**Written request:**
Reproduce each line of the material exactly, minus any picture.

**Information shown:**
^^^^

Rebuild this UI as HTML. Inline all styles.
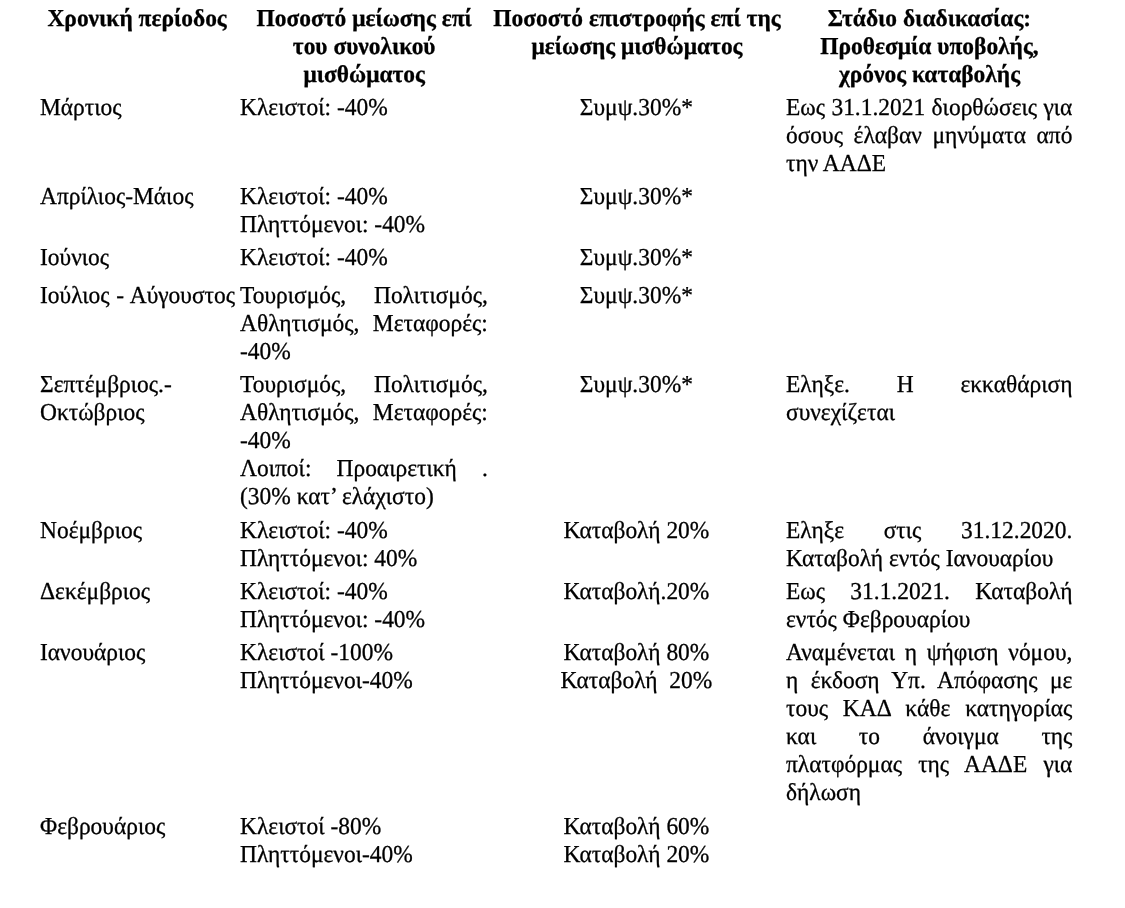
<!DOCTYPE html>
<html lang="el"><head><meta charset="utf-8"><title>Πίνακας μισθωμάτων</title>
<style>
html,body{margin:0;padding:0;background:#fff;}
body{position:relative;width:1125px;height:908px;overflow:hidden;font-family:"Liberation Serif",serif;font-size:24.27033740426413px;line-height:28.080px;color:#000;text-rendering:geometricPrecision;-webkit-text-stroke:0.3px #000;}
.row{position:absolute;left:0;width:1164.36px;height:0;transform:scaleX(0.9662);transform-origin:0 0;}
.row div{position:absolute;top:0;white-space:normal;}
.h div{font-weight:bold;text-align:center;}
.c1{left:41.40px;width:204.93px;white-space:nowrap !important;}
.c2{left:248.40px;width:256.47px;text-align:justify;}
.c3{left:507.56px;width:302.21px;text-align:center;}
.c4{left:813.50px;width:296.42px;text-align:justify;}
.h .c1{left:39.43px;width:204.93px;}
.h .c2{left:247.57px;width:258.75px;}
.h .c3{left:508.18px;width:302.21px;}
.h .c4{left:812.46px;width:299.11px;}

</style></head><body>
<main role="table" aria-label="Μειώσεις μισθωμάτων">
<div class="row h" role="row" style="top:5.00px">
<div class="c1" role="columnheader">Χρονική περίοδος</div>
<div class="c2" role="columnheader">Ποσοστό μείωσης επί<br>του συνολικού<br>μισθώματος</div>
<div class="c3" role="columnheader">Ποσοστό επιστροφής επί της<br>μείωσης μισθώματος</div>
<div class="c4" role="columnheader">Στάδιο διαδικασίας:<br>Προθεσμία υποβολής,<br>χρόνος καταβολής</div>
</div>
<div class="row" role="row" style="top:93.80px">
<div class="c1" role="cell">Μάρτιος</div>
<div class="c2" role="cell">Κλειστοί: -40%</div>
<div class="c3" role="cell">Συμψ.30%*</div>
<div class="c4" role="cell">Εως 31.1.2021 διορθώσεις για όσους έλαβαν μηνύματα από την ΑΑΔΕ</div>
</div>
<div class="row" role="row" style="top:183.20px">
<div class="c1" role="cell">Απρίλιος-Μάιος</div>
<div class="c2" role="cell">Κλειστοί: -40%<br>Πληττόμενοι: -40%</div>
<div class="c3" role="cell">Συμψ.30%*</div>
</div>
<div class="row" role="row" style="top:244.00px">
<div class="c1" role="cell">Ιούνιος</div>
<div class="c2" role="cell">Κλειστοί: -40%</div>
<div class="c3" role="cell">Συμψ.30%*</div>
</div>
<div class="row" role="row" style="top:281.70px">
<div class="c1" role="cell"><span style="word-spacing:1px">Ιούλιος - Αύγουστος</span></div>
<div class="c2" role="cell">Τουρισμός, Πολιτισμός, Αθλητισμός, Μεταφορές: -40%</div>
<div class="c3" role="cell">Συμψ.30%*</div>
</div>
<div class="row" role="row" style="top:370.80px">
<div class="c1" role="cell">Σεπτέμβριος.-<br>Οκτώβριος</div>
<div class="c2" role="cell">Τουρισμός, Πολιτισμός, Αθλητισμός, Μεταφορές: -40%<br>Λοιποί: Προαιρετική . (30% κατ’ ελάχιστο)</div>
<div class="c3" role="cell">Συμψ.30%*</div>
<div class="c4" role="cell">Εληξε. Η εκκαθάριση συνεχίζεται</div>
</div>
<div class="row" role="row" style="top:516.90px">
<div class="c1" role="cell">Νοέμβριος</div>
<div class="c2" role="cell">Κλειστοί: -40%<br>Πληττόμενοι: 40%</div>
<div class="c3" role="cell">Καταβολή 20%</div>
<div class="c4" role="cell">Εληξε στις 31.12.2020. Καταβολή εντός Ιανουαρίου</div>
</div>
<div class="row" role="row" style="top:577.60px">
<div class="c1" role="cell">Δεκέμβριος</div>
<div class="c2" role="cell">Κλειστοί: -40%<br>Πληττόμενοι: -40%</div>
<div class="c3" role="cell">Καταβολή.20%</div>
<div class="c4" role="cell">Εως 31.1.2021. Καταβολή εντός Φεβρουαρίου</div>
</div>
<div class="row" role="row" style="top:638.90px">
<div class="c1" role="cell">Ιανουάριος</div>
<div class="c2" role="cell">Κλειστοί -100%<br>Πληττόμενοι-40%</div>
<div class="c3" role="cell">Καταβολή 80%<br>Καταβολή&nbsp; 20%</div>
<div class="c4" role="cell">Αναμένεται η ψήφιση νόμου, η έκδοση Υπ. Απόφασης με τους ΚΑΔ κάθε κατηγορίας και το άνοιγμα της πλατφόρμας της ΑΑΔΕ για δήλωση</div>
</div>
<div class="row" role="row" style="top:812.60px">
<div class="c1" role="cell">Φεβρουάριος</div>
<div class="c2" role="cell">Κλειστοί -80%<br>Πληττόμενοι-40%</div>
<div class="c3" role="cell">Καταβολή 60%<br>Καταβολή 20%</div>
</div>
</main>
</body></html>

^^^^

**Answer to the exercise:**
Rebuild this UI as HTML. Inline all styles.
<!DOCTYPE html>
<html lang="el"><head><meta charset="utf-8"><title>Πίνακας μισθωμάτων</title>
<style>
html,body{margin:0;padding:0;background:#fff;}
body{position:relative;width:1125px;height:908px;overflow:hidden;font-family:"Liberation Serif",serif;font-size:24.27033740426413px;line-height:28.080px;color:#000;text-rendering:geometricPrecision;-webkit-text-stroke:0.3px #000;}
.row{position:absolute;left:0;width:1164.36px;height:0;transform:scaleX(0.9662);transform-origin:0 0;}
.row div{position:absolute;top:0;white-space:normal;}
.h div{font-weight:bold;text-align:center;}
.c1{left:41.40px;width:204.93px;white-space:nowrap !important;}
.c2{left:248.40px;width:256.47px;text-align:justify;}
.c3{left:507.56px;width:302.21px;text-align:center;}
.c4{left:813.50px;width:296.42px;text-align:justify;}
.h .c1{left:39.43px;width:204.93px;}
.h .c2{left:247.57px;width:258.75px;}
.h .c3{left:508.18px;width:302.21px;}
.h .c4{left:812.46px;width:299.11px;}

</style></head><body>
<main role="table" aria-label="Μειώσεις μισθωμάτων">
<div class="row h" role="row" style="top:5.00px">
<div class="c1" role="columnheader">Χρονική περίοδος</div>
<div class="c2" role="columnheader">Ποσοστό μείωσης επί<br>του συνολικού<br>μισθώματος</div>
<div class="c3" role="columnheader">Ποσοστό επιστροφής επί της<br>μείωσης μισθώματος</div>
<div class="c4" role="columnheader">Στάδιο διαδικασίας:<br>Προθεσμία υποβολής,<br>χρόνος καταβολής</div>
</div>
<div class="row" role="row" style="top:93.80px">
<div class="c1" role="cell">Μάρτιος</div>
<div class="c2" role="cell">Κλειστοί: -40%</div>
<div class="c3" role="cell">Συμψ.30%*</div>
<div class="c4" role="cell">Εως 31.1.2021 διορθώσεις για όσους έλαβαν μηνύματα από την ΑΑΔΕ</div>
</div>
<div class="row" role="row" style="top:183.20px">
<div class="c1" role="cell">Απρίλιος-Μάιος</div>
<div class="c2" role="cell">Κλειστοί: -40%<br>Πληττόμενοι: -40%</div>
<div class="c3" role="cell">Συμψ.30%*</div>
</div>
<div class="row" role="row" style="top:244.00px">
<div class="c1" role="cell">Ιούνιος</div>
<div class="c2" role="cell">Κλειστοί: -40%</div>
<div class="c3" role="cell">Συμψ.30%*</div>
</div>
<div class="row" role="row" style="top:281.70px">
<div class="c1" role="cell"><span style="word-spacing:1px">Ιούλιος - Αύγουστος</span></div>
<div class="c2" role="cell">Τουρισμός, Πολιτισμός, Αθλητισμός, Μεταφορές: -40%</div>
<div class="c3" role="cell">Συμψ.30%*</div>
</div>
<div class="row" role="row" style="top:370.80px">
<div class="c1" role="cell">Σεπτέμβριος.-<br>Οκτώβριος</div>
<div class="c2" role="cell">Τουρισμός, Πολιτισμός, Αθλητισμός, Μεταφορές: -40%<br>Λοιποί: Προαιρετική . (30% κατ’ ελάχιστο)</div>
<div class="c3" role="cell">Συμψ.30%*</div>
<div class="c4" role="cell">Εληξε. Η εκκαθάριση συνεχίζεται</div>
</div>
<div class="row" role="row" style="top:516.90px">
<div class="c1" role="cell">Νοέμβριος</div>
<div class="c2" role="cell">Κλειστοί: -40%<br>Πληττόμενοι: 40%</div>
<div class="c3" role="cell">Καταβολή 20%</div>
<div class="c4" role="cell">Εληξε στις 31.12.2020. Καταβολή εντός Ιανουαρίου</div>
</div>
<div class="row" role="row" style="top:577.60px">
<div class="c1" role="cell">Δεκέμβριος</div>
<div class="c2" role="cell">Κλειστοί: -40%<br>Πληττόμενοι: -40%</div>
<div class="c3" role="cell">Καταβολή.20%</div>
<div class="c4" role="cell">Εως 31.1.2021. Καταβολή εντός Φεβρουαρίου</div>
</div>
<div class="row" role="row" style="top:638.90px">
<div class="c1" role="cell">Ιανουάριος</div>
<div class="c2" role="cell">Κλειστοί -100%<br>Πληττόμενοι-40%</div>
<div class="c3" role="cell">Καταβολή 80%<br>Καταβολή&nbsp; 20%</div>
<div class="c4" role="cell">Αναμένεται η ψήφιση νόμου, η έκδοση Υπ. Απόφασης με τους ΚΑΔ κάθε κατηγορίας και το άνοιγμα της πλατφόρμας της ΑΑΔΕ για δήλωση</div>
</div>
<div class="row" role="row" style="top:812.60px">
<div class="c1" role="cell">Φεβρουάριος</div>
<div class="c2" role="cell">Κλειστοί -80%<br>Πληττόμενοι-40%</div>
<div class="c3" role="cell">Καταβολή 60%<br>Καταβολή 20%</div>
</div>
</main>
</body></html>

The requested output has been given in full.